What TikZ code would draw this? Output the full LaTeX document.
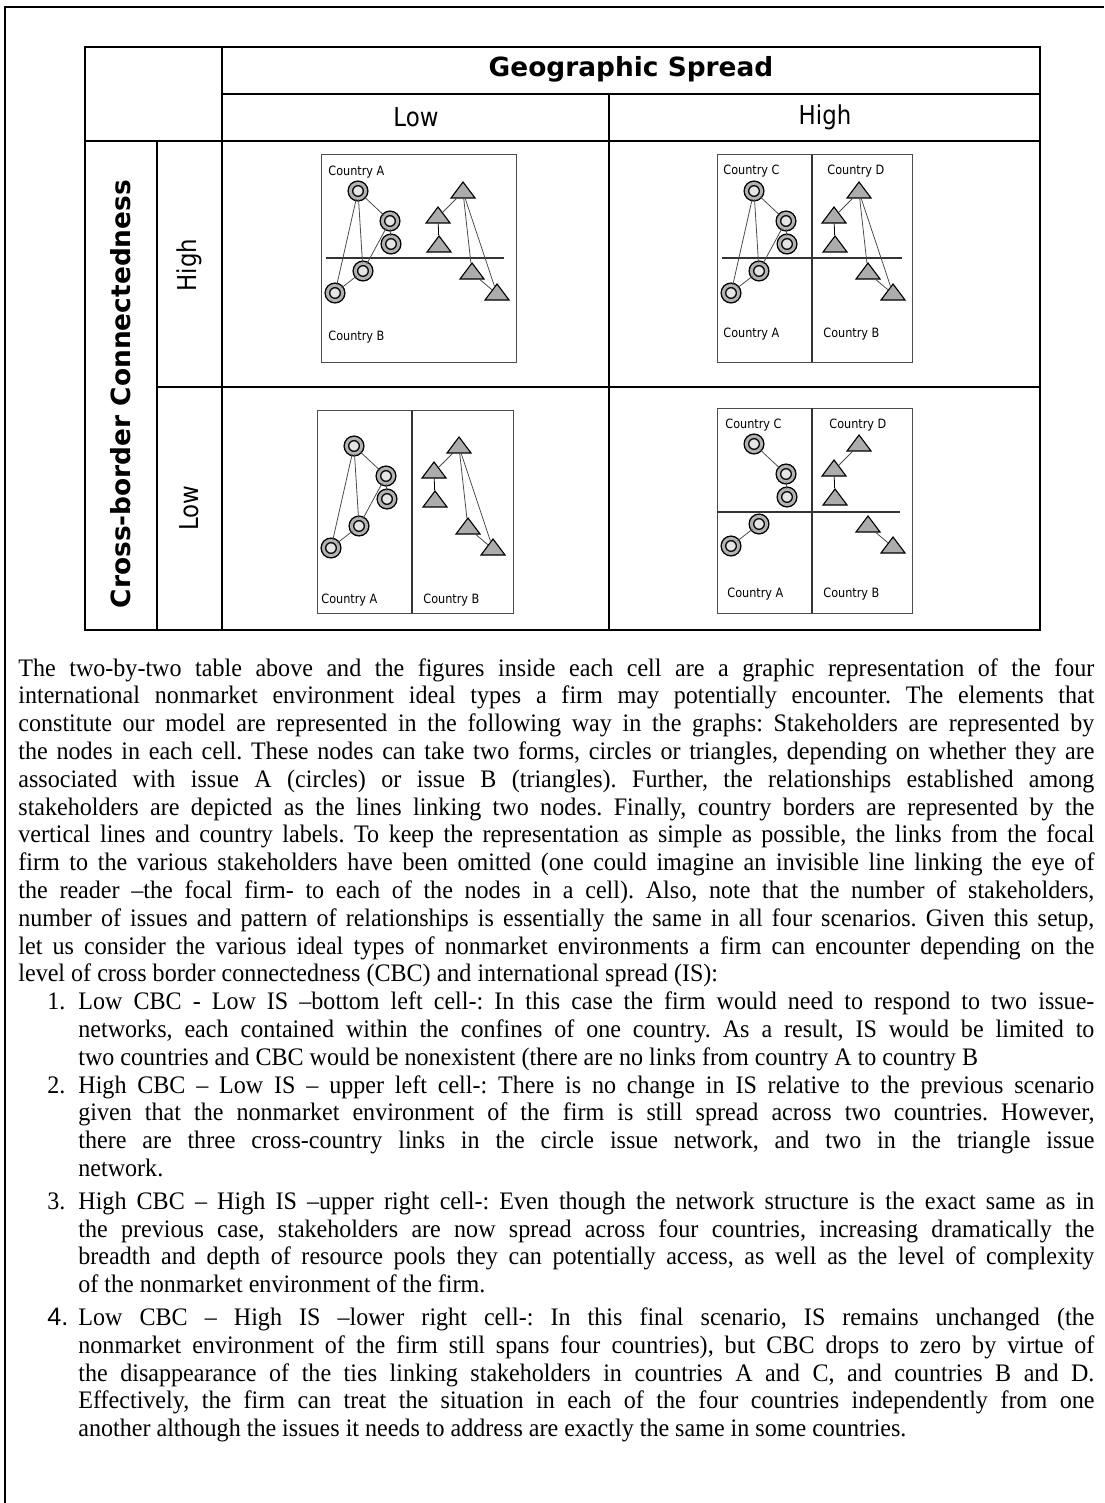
\documentclass[tikz,border=0pt]{standalone}
\usepackage{fontspec}
\setmainfont{Liberation Serif}[FakeStretch=0.955]
\newfontfamily\tabfont{DejaVu Sans}[FakeStretch=0.88]
\newfontfamily\headfont{DejaVu Sans}
\newfontfamily\numfont{Liberation Sans}
\usetikzlibrary{shapes.geometric,positioning}
\frenchspacing

% numbered cases under the table
\newenvironment{casesteps}{\begin{list}{}{\setlength{\leftmargin}{30pt}\setlength{\labelwidth}{15.5pt}\setlength{\labelsep}{0pt}%
  \setlength{\topsep}{0pt}\setlength{\partopsep}{0pt}\setlength{\itemsep}{0pt}\setlength{\parsep}{0pt}%
  \renewcommand{\makelabel}[1]{##1\hfil}}}{\end{list}}

% the ten stakeholders of one cell, named with a prefix
\newcommand{\stakenodes}[1]{%
  \node[issueA] (#1c1) at (37,36) {};
  \node[issueA] (#1c2) at (69,66) {};
  \node[issueA] (#1c3) at (70,89) {};
  \node[issueA] (#1c4) at (42,116) {};
  \node[issueA] (#1c5) at (14,138) {};
  \node[issueB] (#1t1) at (142,37) {};
  \node[issueB] (#1t2) at (117,62) {};
  \node[issueB] (#1t3) at (118,91) {};
  \node[issueB] (#1t4) at (151,118) {};
  \node[issueB] (#1t5) at (176,139) {};
  \draw[tie] (#1c1) -- (#1c2);
  \draw[tie] (#1c2) -- (#1c3);
  \draw[tie] (#1c4) -- (#1c5);
  \draw[tie] (#1t1) -- (#1t2);
  \draw[tie, black] (#1t2) -- (#1t3);
  \draw[tie] (#1t4) -- (#1t5);
}
\newcommand{\crossties}[1]{%
  \draw[tie] (#1c1) -- (#1c4);
  \draw[tie] (#1c1) -- (#1c5);
  \draw[tie] (#1c2) -- (#1c4);
  \draw[tie] (#1t1) -- (#1t4);
  \draw[tie] (#1t1) -- (#1t5);
}

\begin{document}
\begin{tikzpicture}[x=0.5pt, y=-0.5pt,
    tablerule/.style={line width=1pt},
    cellbox/.style={draw=black!70, line width=0.5pt},
    border/.style={draw=black!80, line width=0.6pt},
    tie/.style={draw=black!70, line width=0.4pt},
    issueA/.style={circle, draw, line width=0.7pt, double=gray!60, double distance=1.5pt, fill=gray!20, inner sep=0pt, minimum size=7.6pt},
    issueB/.style={isosceles triangle, isosceles triangle stretches, shape border rotate=90, draw, fill=gray!65, line width=0.55pt, inner sep=0pt, minimum width=12pt, minimum height=8pt},
    land/.style={font=\tabfont\fontsize{6.4}{7}\selectfont, inner sep=0pt, anchor=west},
    headbold/.style={font=\headfont\bfseries\fontsize{13.2}{15}\selectfont},
    headtext/.style={font=\tabfont\fontsize{13}{15}\selectfont},
    bodytext/.style={text width=538pt, align=justify, inner sep=0pt, font=\fontsize{12.6}{13.9}\selectfont}]
  \useasboundingbox (0,0) rectangle (1104,1503);

  % page frame
  \draw[line width=0.8pt] (5,1503) -- (5,7) -- (1104,7);

  % table
  \draw[tablerule] (85,47) rectangle (1040,630);
  \draw[tablerule] (222,94) -- (1040,94);
  \draw[tablerule] (85,141) -- (1040,141);
  \draw[tablerule] (157,387) -- (1040,387);
  \draw[tablerule] (222,47) -- (222,630);
  \draw[tablerule] (157,141) -- (157,630);
  \draw[tablerule] (609,94) -- (609,630);

  \node[headbold] (spread) at (631,69) {Geographic Spread};
  \node[headtext] (lowcol) at (416,117) {Low};
  \node[headtext] (highcol) at (825,117) {High};
  \node[headbold, rotate=90] (cbc) at (121,394) {Cross-border Connectedness};
  \node[headtext, rotate=90] (highrow) at (189,265) {High};
  \node[headtext, rotate=90] (lowrow) at (189,508) {Low};

  % high CBC, low IS
  \begin{scope}[shift={(321,155)}]
    \draw[cellbox] (0,0) rectangle (195,207);
    \draw[border] (5,103) -- (183,103);
    \node[land] (ulA) at (7,17) {Country A};
    \node[land] (ulB) at (7,182) {Country B};
    \stakenodes{ul}
    \crossties{ul}
  \end{scope}

  % high CBC, high IS
  \begin{scope}[shift={(717,155)}]
    \draw[cellbox] (0,0) rectangle (195,207);
    \draw[border] (95,0) -- (95,207);
    \draw[border] (5,103) -- (185,103);
    \node[land] (urC) at (6,16) {Country C};
    \node[land] (urD) at (110,16) {Country D};
    \node[land] (urA) at (6,179) {Country A};
    \node[land] (urB) at (106,179) {Country B};
    \stakenodes{ur}
    \crossties{ur}
  \end{scope}

  % low CBC, low IS
  \begin{scope}[shift={(317,410)}]
    \draw[cellbox] (0,0) rectangle (196,203);
    \draw[border] (95,0) -- (95,203);
    \node[land] (llA) at (4,190) {Country A};
    \node[land] (llB) at (106,190) {Country B};
    \stakenodes{ll}
    \draw[tie] (llc1) -- (llc4);
    \draw[tie] (llc1) -- (llc5);
    \draw[tie] (llc2) -- (llc4);
    \draw[tie] (llt1) -- (llt4);
    \draw[tie] (llt1) -- (llt5);
  \end{scope}

  % low CBC, high IS
  \begin{scope}[shift={(717,408)}]
    \draw[cellbox] (0,0) rectangle (195,205);
    \draw[border] (95,0) -- (95,205);
    \draw[border] (0,104) -- (183,104);
    \node[land] (lrC) at (8,17) {Country C};
    \node[land] (lrD) at (112,17) {Country D};
    \node[land] (lrA) at (10,186) {Country A};
    \node[land] (lrB) at (106,186) {Country B};
    \stakenodes{lr}
  \end{scope}

  % explanation below the table
  \node[bodytext, anchor=north west] (notes) at (18,658) {%
The two-by-two table above and the figures inside each cell are a graphic representation of the four\linebreak
international nonmarket environment ideal types a firm may potentially encounter. The elements that\linebreak
constitute our model are represented in the following way in the graphs: Stakeholders are represented by\linebreak
the nodes in each cell. These nodes can take two forms, circles or triangles, depending on whether they are\linebreak
associated with issue A (circles) or issue B (triangles). Further, the relationships established among\linebreak
stakeholders are depicted as the lines linking two nodes. Finally, country borders are represented by the\linebreak
vertical lines and country labels. To keep the representation as simple as possible, the links from the focal\linebreak
firm to the various stakeholders have been omitted (one could imagine an invisible line linking the eye of\linebreak
the reader –the focal firm- to each of the nodes in a cell). Also, note that the number of stakeholders,\linebreak
number of issues and pattern of relationships is essentially the same in all four scenarios. Given this setup,\linebreak
let us consider the various ideal types of nonmarket environments a firm can encounter depending on the\linebreak
level of cross border connectedness (CBC) and international spread (IS):
\begin{casesteps}
\item[1.] Low CBC - Low IS –bottom left cell-: In this case the firm would need to respond to two issue-\linebreak
networks, each contained within the confines of one country. As a result, IS would be limited to\linebreak
two countries and CBC would be nonexistent (there are no links from country A to country B
\item[2.] High CBC – Low IS – upper left cell-: There is no change in IS relative to the previous scenario\linebreak
given that the nonmarket environment of the firm is still spread across two countries. However,\linebreak
there are three cross-country links in the circle issue network, and two in the triangle issue\linebreak
network.
\vspace{2.5pt}
\item[3.] High CBC – High IS –upper right cell-: Even though the network structure is the exact same as in\linebreak
the previous case, stakeholders are now spread across four countries, increasing dramatically the\linebreak
breadth and depth of resource pools they can potentially access, as well as the level of complexity\linebreak
of the nonmarket environment of the firm.
\vspace{2.5pt}
\item[{\numfont 4.}] Low CBC – High IS –lower right cell-: In this final scenario, IS remains unchanged (the\linebreak
nonmarket environment of the firm still spans four countries), but CBC drops to zero by virtue of\linebreak
the disappearance of the ties linking stakeholders in countries A and C, and countries B and D.\linebreak
Effectively, the firm can treat the situation in each of the four countries independently from one\linebreak
another although the issues it needs to address are exactly the same in some countries.
\end{casesteps}};
\end{tikzpicture}
\end{document}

........

(AIM OF THE TASK) Search the preceding listing for "would" and extract every line where it is found.

(EXPECTED OUTPUT)
What TikZ code would draw this? Output the full LaTeX document.
\item[1.] Low CBC - Low IS –bottom left cell-: In this case the firm would need to respond to two issue-\linebreak
networks, each contained within the confines of one country. As a result, IS would be limited to\linebreak
two countries and CBC would be nonexistent (there are no links from country A to country B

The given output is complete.